The president pledged $25 million from the U.S. to protect religious freedom and stop the destruction of religious sites globally. He also said his administration is forming a first-ever coalition of business leaders to fight religious persecution in various countries.
Also in the audience was Tony Perkins, chairman of the U.S. Commission on International Religious Freedom, which issued a report last year with recommendations for the administration that included protecting places of worship and other holy sites.
The report recommended that the U.S. allocate money through the State Department’s anti-terrorism assistance program and relevant Defense Department programs “to train and equip local officials and communities to protect places of worship and other holy sites, especially in countries where such sites face a high risk of attack.”
Mr. Perkins, who is also president of the Family Research Council, called the president’s address “a historic speech that goes beyond talking about international religious freedom to taking tangible steps that will lead to people of all faiths being able to securely and publicly worship.”
While noting that no religion is immune from persecution, Mr. Trump said it’s been estimated that 11 Christians are killed per day around the world “for following the teachings of Christ.”
“Who would even think that’s possible in this day and age?” Mr. Trump asked.

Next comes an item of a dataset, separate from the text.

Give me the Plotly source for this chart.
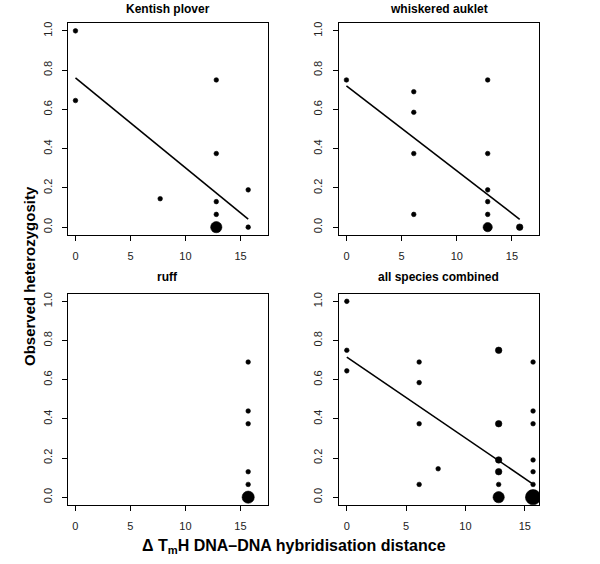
import plotly.graph_objects as go

# ---------------- data ----------------
panel_titles = ["Kentish plover", "whiskered auklet", "ruff", "all species combined"]

kp_x = [0, 0, 7.7, 12.8, 12.8, 12.8, 12.8, 12.8, 15.7, 15.7]
kp_y = [1.0, 0.645, 0.145, 0.75, 0.375, 0.13, 0.065, 0.0, 0.19, 0.0]
kp_n = [1, 1, 1, 1, 1, 1, 1, 6, 1, 1]

wa_x = [0, 6.1, 6.1, 6.1, 6.1, 12.8, 12.8, 12.8, 12.8, 12.8, 12.8, 15.7]
wa_y = [0.75, 0.69, 0.585, 0.375, 0.065, 0.75, 0.375, 0.19, 0.13, 0.065, 0.0, 0.0]
wa_n = [1, 1, 1, 1, 1, 1, 1, 1, 1, 1, 4, 2]

ru_x = [15.7, 15.7, 15.7, 15.7, 15.7, 15.7]
ru_y = [0.69, 0.44, 0.375, 0.13, 0.065, 0.0]
ru_n = [1, 1, 1, 1, 1, 7]

all_x = [0, 0, 0, 6.1, 6.1, 6.1, 6.1, 7.7,
         12.8, 12.8, 12.8, 12.8, 12.8, 12.8,
         15.7, 15.7, 15.7, 15.7, 15.7, 15.7, 15.7]
all_y = [1.0, 0.75, 0.645, 0.69, 0.585, 0.375, 0.065, 0.145,
         0.75, 0.375, 0.19, 0.13, 0.065, 0.0,
         0.69, 0.44, 0.375, 0.19, 0.13, 0.065, 0.0]
all_n = [1, 1, 1, 1, 1, 1, 1, 1,
         2, 2, 2, 2, 1, 6,
         1, 1, 1, 1, 1, 1, 11]

# regression lines: (intercept, slope, x_start, x_end); None = no line
fits = [(0.76, -0.0458, 0, 15.7),
        (0.72, -0.0433, 0, 15.7),
        None,
        (0.715, -0.0413, 0, 15.6)]

x_ticks = [0, 5, 10, 15]
y_ticks = [0, 0.2, 0.4, 0.6, 0.8, 1.0]
y_tick_labels = ["0.0", "0.2", "0.4", "0.6", "0.8", "1.0"]

x_label = "Δ T<sub>m</sub>H DNA–DNA hybridisation distance"
y_label = "Observed heterozygosity"

# ---------------- layout geometry ----------------
W, H = 600, 564
def px_x(p): return p / W
def px_y(p): return 1 - p / H

x_domains = [(px_x(68), px_x(268)), (px_x(338.5), px_x(539)),
             (px_x(68), px_x(268)), (px_x(338.5), px_x(539))]
y_domains = [(px_y(235), px_y(23)), (px_y(235), px_y(23)),
             (px_y(505), px_y(293.5)), (px_y(505), px_y(293.5))]
x_ranges = [[-0.68, 17.5], [-0.72, 17.45], [-0.66, 17.5], [-0.7, 16.2]]
y_range = [-0.04, 1.04]

datasets = [(kp_x, kp_y, kp_n), (wa_x, wa_y, wa_n), (ru_x, ru_y, ru_n), (all_x, all_y, all_n)]

fig = go.Figure()
FONT = "Liberation Sans, Arial, Helvetica, sans-serif"

for i, (xs, ys, ns) in enumerate(datasets):
    xa = "x" if i == 0 else f"x{i+1}"
    ya = "y" if i == 0 else f"y{i+1}"
    sizes = [4.6 * (n ** 0.5) for n in ns]
    fig.add_trace(go.Scatter(x=xs, y=ys, mode="markers", xaxis=xa, yaxis=ya,
                             marker=dict(color="black", size=sizes, opacity=1,
                                         line=dict(width=0.6, color="black")),
                             showlegend=False, hoverinfo="x+y"))
    if fits[i] is not None:
        a, b, x0, x1 = fits[i]
        fig.add_trace(go.Scatter(x=[x0, x1], y=[a + b * x0, a + b * x1], mode="lines",
                                 xaxis=xa, yaxis=ya, line=dict(color="black", width=1.6),
                                 showlegend=False, hoverinfo="skip"))

    axis_common = dict(showline=True, linecolor="black", linewidth=1, mirror=True,
                       ticks="outside", ticklen=5, tickwidth=1, tickcolor="black",
                       showgrid=False, zeroline=False,
                       tickfont=dict(family=FONT, size=11, color="#222"))
    xkey = "xaxis" if i == 0 else f"xaxis{i+1}"
    ykey = "yaxis" if i == 0 else f"yaxis{i+1}"
    fig.layout[xkey] = dict(domain=list(x_domains[i]), range=x_ranges[i], anchor=ya,
                            tickmode="array", tickvals=x_ticks, ticklabelstandoff=6,
                            **axis_common)
    fig.layout[ykey] = dict(domain=list(y_domains[i]), range=y_range, anchor=xa,
                            tickmode="array", tickvals=y_ticks, ticktext=y_tick_labels,
                            tickangle=-90, ticklabelstandoff=6, **axis_common)

    cx = (x_domains[i][0] + x_domains[i][1]) / 2
    ty = px_y(9) if i < 2 else px_y(277)
    fig.add_annotation(text=f"<b>{panel_titles[i]}</b>", x=cx, y=ty, xref="paper", yref="paper",
                       showarrow=False, xanchor="center", yanchor="middle",
                       font=dict(family=FONT, size=12, color="black"))

fig.add_annotation(text=f"<b>{x_label}</b>", x=px_x(293.5), y=px_y(546), xref="paper", yref="paper",
                   showarrow=False, xanchor="center", yanchor="middle",
                   font=dict(family=FONT, size=16, color="black"))
fig.add_annotation(text=f"<b>{y_label}</b>", x=px_x(30), y=px_y(276), xref="paper", yref="paper",
                   showarrow=False, xanchor="center", yanchor="middle", textangle=-90,
                   font=dict(family=FONT, size=15, color="black"))

fig.update_layout(width=W, height=H, margin=dict(l=0, r=0, t=0, b=0),
                  paper_bgcolor="white", plot_bgcolor="white")

fig.write_html("out.html", config={"displayModeBar": False},
               post_script="document.body.style.margin='0';document.body.style.padding='0';")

“We ask the governments of the world to honor the eternal right of every person to follow their conscience, live by their faith, and give glory to God,” the president said. “The United States has a vital role in this critical mission.”
ADF International Director of Global Religious Freedom Kelsey Zorzi called Mr. Trump’s speech “an important and historic moment precisely because religious freedom is too often ignored or downplayed at the U.N.”
“At a time when persecution is on the rise, and over 80% of the world’s population lives in countries with high restrictions on religious freedom, every country should make securing religious freedom a high priority,” she said.